I’ve been using Listening to Your Life, a daily devotional book by Frederick Buechner, for many years. “Love Each Other” seems important to share this Valentine’s Day.

“Love Each Other”

Matthew the tax-collector and Thomas the doubter.

Peter the Rock and Judas the traitor. Mary Magdalene

and Lazarus’s sister Martha. And the popcorn-eating

old woman. And the fat man in the pick-up. They are

all our family, and you and I are their family and each

other’s family, because that is what Jesus has called us

as the Church to be.

Our happiness is all mixed up with each other’s happiness

and our peace with each other’s peace. Our own happiness,

our own peace, can never be complete until we find some

way of sharing it with people who the way things are now

have no happiness and know no peace. Jesus calls us to show

this truth forth, live this truth forth. Be the light of the world,

he says. Where there are dark places, be the light especially there.

Be the salt of the earth. Bring out the true flavor of what it is

to be alive truly. Be truly alive. Be life-givers to others. That is

what Jesus tells the disciples to be. That is what Jesus tells his

Church, tells us, to be and do.

Love each other. Heal the sick, he says. Raise the dead.

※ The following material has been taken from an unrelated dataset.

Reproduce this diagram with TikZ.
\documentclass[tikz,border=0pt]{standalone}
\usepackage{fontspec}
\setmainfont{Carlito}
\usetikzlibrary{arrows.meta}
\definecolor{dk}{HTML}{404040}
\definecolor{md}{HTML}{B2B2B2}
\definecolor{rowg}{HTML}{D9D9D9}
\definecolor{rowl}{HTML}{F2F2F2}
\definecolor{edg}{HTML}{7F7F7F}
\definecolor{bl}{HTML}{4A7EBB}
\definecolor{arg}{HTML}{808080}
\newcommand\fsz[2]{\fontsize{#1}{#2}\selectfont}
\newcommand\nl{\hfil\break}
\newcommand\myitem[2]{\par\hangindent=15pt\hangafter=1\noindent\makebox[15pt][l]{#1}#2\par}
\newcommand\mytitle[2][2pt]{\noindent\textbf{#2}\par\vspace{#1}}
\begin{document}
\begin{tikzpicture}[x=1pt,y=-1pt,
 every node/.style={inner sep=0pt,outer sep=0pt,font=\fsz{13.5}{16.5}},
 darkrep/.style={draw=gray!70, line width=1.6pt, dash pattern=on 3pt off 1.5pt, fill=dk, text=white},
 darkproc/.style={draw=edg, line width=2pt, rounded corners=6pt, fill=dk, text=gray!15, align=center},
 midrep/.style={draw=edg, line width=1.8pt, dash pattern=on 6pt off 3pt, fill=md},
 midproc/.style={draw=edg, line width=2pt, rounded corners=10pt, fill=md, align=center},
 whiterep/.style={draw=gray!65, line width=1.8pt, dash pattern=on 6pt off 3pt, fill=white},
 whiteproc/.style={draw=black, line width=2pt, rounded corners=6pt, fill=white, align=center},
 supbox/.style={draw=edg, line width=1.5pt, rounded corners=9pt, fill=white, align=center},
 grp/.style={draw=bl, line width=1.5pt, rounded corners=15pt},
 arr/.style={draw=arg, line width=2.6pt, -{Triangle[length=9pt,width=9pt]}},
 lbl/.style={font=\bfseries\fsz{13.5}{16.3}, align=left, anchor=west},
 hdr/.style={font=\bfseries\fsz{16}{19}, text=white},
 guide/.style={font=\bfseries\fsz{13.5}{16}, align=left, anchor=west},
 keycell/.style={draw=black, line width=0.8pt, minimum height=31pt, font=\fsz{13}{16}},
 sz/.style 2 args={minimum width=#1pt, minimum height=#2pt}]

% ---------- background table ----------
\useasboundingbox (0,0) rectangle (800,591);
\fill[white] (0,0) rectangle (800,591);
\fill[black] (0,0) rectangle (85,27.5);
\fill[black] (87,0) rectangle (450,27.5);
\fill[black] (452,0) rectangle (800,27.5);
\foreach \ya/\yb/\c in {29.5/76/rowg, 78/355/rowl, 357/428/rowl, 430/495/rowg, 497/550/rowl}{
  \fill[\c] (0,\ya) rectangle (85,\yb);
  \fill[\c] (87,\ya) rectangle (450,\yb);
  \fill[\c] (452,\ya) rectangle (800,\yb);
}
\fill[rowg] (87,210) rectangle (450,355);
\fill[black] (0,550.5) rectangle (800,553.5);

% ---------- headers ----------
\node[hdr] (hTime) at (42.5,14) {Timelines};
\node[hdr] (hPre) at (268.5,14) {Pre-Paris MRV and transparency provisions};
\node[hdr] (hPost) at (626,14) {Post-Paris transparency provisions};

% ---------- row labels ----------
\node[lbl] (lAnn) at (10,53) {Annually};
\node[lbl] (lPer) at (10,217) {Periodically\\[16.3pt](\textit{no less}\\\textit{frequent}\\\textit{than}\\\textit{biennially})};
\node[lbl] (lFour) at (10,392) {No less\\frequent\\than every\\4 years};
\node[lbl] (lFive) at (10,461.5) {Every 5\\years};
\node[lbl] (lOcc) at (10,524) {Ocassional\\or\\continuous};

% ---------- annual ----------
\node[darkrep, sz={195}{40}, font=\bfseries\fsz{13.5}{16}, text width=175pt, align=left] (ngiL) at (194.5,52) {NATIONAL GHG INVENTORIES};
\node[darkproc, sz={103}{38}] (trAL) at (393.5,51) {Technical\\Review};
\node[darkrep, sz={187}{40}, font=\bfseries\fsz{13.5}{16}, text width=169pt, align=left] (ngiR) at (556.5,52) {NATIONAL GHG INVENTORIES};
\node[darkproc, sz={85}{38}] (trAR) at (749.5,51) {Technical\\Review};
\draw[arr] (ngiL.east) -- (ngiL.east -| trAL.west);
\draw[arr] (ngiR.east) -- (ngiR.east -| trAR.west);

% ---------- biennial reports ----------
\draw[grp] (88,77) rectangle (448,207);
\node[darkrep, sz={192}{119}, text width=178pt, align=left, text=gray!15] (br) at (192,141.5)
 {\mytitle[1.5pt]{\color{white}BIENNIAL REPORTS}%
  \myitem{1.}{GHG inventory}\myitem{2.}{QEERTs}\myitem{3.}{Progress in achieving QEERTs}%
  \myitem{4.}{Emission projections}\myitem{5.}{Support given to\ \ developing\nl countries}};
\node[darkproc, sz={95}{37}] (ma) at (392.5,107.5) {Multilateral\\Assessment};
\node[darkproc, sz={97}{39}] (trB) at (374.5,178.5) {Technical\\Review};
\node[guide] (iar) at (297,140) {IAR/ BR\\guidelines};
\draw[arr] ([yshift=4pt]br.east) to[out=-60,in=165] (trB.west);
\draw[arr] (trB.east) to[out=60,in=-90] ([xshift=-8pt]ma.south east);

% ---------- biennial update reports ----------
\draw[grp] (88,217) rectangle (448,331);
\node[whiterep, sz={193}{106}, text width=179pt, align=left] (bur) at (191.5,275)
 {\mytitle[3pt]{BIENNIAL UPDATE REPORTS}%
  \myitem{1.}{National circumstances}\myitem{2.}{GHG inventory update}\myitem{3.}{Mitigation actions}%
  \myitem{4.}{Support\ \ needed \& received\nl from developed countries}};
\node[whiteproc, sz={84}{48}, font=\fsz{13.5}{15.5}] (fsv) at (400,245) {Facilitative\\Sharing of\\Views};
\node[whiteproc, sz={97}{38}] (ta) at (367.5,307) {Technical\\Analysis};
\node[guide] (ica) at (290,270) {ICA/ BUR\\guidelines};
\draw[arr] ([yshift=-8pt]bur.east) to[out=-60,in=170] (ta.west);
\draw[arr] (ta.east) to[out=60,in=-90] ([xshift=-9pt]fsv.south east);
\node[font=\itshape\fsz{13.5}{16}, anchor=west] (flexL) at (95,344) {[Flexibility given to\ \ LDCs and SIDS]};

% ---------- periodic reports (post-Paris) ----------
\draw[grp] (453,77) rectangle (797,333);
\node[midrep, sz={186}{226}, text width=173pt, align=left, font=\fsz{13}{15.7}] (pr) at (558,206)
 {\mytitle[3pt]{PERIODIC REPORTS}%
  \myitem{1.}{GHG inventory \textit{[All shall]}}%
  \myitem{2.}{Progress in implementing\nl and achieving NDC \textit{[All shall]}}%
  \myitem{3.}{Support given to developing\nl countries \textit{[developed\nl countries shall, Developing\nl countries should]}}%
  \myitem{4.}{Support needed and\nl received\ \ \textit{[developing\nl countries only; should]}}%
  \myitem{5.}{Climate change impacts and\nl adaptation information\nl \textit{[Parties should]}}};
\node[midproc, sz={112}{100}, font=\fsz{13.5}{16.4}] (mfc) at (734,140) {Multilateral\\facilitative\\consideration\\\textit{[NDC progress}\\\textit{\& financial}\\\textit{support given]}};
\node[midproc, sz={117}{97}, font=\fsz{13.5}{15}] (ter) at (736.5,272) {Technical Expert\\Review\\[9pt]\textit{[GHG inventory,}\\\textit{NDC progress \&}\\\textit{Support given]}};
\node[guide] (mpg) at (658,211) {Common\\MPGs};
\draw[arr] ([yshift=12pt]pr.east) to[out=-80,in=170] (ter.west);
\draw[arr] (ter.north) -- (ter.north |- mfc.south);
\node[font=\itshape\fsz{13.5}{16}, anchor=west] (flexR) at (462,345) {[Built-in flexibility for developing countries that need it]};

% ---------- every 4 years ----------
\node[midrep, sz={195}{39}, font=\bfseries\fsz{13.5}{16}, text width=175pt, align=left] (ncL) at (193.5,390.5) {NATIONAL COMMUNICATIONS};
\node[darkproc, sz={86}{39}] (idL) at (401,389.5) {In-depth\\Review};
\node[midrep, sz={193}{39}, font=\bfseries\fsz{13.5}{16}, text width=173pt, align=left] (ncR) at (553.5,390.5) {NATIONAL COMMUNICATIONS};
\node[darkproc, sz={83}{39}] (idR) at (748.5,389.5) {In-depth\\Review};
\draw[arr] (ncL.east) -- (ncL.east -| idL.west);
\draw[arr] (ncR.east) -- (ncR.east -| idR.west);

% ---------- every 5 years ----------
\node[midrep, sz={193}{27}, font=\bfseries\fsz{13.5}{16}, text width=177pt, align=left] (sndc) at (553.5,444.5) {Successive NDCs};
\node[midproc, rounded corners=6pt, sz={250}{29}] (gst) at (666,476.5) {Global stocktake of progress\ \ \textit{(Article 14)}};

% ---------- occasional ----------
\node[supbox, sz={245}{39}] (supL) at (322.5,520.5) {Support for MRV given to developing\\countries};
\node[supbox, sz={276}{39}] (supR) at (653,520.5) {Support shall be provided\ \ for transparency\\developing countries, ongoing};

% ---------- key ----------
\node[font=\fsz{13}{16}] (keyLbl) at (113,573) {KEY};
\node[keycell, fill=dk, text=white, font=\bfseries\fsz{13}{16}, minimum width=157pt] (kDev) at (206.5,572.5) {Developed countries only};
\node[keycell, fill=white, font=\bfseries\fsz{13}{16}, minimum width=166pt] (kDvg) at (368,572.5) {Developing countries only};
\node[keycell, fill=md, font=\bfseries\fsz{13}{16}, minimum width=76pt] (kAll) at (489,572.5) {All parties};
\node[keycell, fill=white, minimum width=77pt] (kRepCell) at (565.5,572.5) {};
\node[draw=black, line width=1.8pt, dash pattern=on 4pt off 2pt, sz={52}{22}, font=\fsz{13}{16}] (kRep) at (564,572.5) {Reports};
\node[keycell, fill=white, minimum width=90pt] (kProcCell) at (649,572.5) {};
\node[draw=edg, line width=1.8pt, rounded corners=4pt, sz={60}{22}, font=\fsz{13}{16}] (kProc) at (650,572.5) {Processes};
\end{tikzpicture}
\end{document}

Cleanse lepers. Cast out demons. That is what loving each

other means. If the Church is doing things like that, then it

is being what Jesus told it to be. If it is not doing things like that

– no matter how many other good and useful things it may

be doing instead – then it is not being what Jesus told it to be.

It is as simple as that.

We spend a lifetime learning to love each other, and I’m thankful for Buechner’s words to help us find the way. Happy Valentine’s Day, and may we learn to love each other as God has loved us.